Astronauts living on the International Space Station will likely spend Labor Day weekend preparing their spacesuits and tools for a possible spacewalk to finish a repair job that was cut short by a jammed bolt on Thursday (Aug. 30).

NASA astronaut Sunita Williams and Japanese spaceflyer Akihiko Hoshide spent more than eight hours spacewalking outside the space station on Thursday to perform repairs. But, a single sticky space station bolt prevented them from replacing a faulty piece of power system hardware. NASA engineers are now discussing plans for an extra spacewalk to finish the job, an excursion that could occur early next week.

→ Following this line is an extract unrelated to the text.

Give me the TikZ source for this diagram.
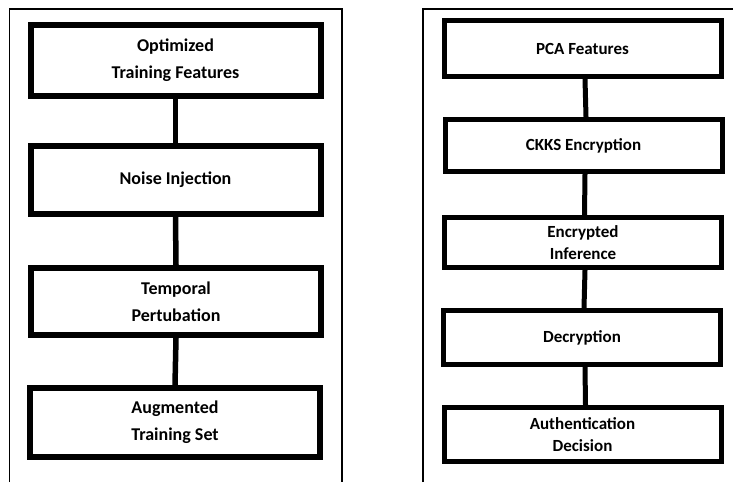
\documentclass[tikz,border=0pt]{standalone}
\usepackage{fontspec}
\setmainfont{Carlito}
\begin{document}
\begin{tikzpicture}[x=1pt,y=-1pt,
  frameline/.style={line width=1.4pt},
  lbox/.style={draw, line width=6pt, minimum width=290pt, inner sep=0pt, align=center,
     font=\bfseries\fontsize{18}{27}\selectfont},
  rbox/.style={draw, line width=5pt, minimum width=277pt, inner sep=0pt, align=center,
     font=\bfseries\fontsize{17}{22}\selectfont},
  lconn/.style={line width=5.5pt},
  rconn/.style={line width=5pt}]
\useasboundingbox (0,0) rectangle (733,482);
% panel frames
\draw[frameline] (9.5,482) -- (9.5,8.8) -- (342,8.8) -- (342,482);
\draw[frameline] (423,482) -- (423,8.8) -- (733,8.8);
% left chain
\node[lbox, minimum height=71pt] (l1) at (175.5,60) {Optimized\\Training Features};
\node[lbox, minimum height=68pt] (l2) at (175.5,180) {Noise Injection};
\node[lbox, minimum height=67pt] (l3) at (176,301.5) {Temporal\\Pertubation};
\node[lbox, minimum height=69pt] (l4) at (175,422.5) {Augmented\\Training Set};
\draw[lconn] (l1.south) -- (l2.north);
\draw[lconn] (l2.south) -- (l3.north);
\draw[lconn] (l3.south) -- (l4.north);
% right chain
\node[rbox, minimum height=56pt] (r1) at (582.5,48.5) {PCA Features};
\node[rbox, minimum height=52pt] (r2) at (583.5,145.5) {CKKS Encryption};
\node[rbox, minimum height=50pt] (r3) at (583,242.5) {Encrypted\\Inference};
\node[rbox, minimum height=54pt] (r4) at (582,337.5) {Decryption};
\node[rbox, minimum height=54pt] (r5) at (582.5,434.5) {Authentication\\Decision};
\draw[rconn] ([xshift=2.5pt]r1.south) -- ([xshift=2.5pt]r2.north);
\draw[rconn] ([xshift=1.5pt]r2.south) -- ([xshift=1.5pt]r3.north);
\draw[rconn] ([xshift=2pt]r3.south) -- ([xshift=2pt]r4.north);
\draw[rconn] ([xshift=3pt]r4.south) -- ([xshift=3pt]r5.north);
\end{tikzpicture}
\end{document}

Williams and Hoshide will not perform the spacewalk on the Labor Day holiday on Monday (Sept. 3), but they may have to get their spacesuits ready and discuss plans for the orbital repair work with flight controllers and engineers on Earth, NASA spokesperson Kelly Humphries told SPACE.com.

During Thursday's spacewalk, Hoshide's spacesuit experienced higher-than-normal temperatures near the end of the excursion. So, he will spend the weekend re-sizing Williams' spacesuit in order to wear it on the next spacewalk. Williams, meanwhile, will assemble a backup spacesuit for her own use while engineers discuss the glitch with Hoshide's original suit.

The International Space Station is currently home to six people making up the orbiting laboratory's Expedition 32 crew. The crew includes two Americans (Williams and NASA astronaut Joe Acaba), one Japanese astronaut (Hoshide) representing the Japan Aerospace Exploration Agency, and Russian cosmonauts Gennady Padalka (the commander), Yuri Malenchenko and Sergei Revin.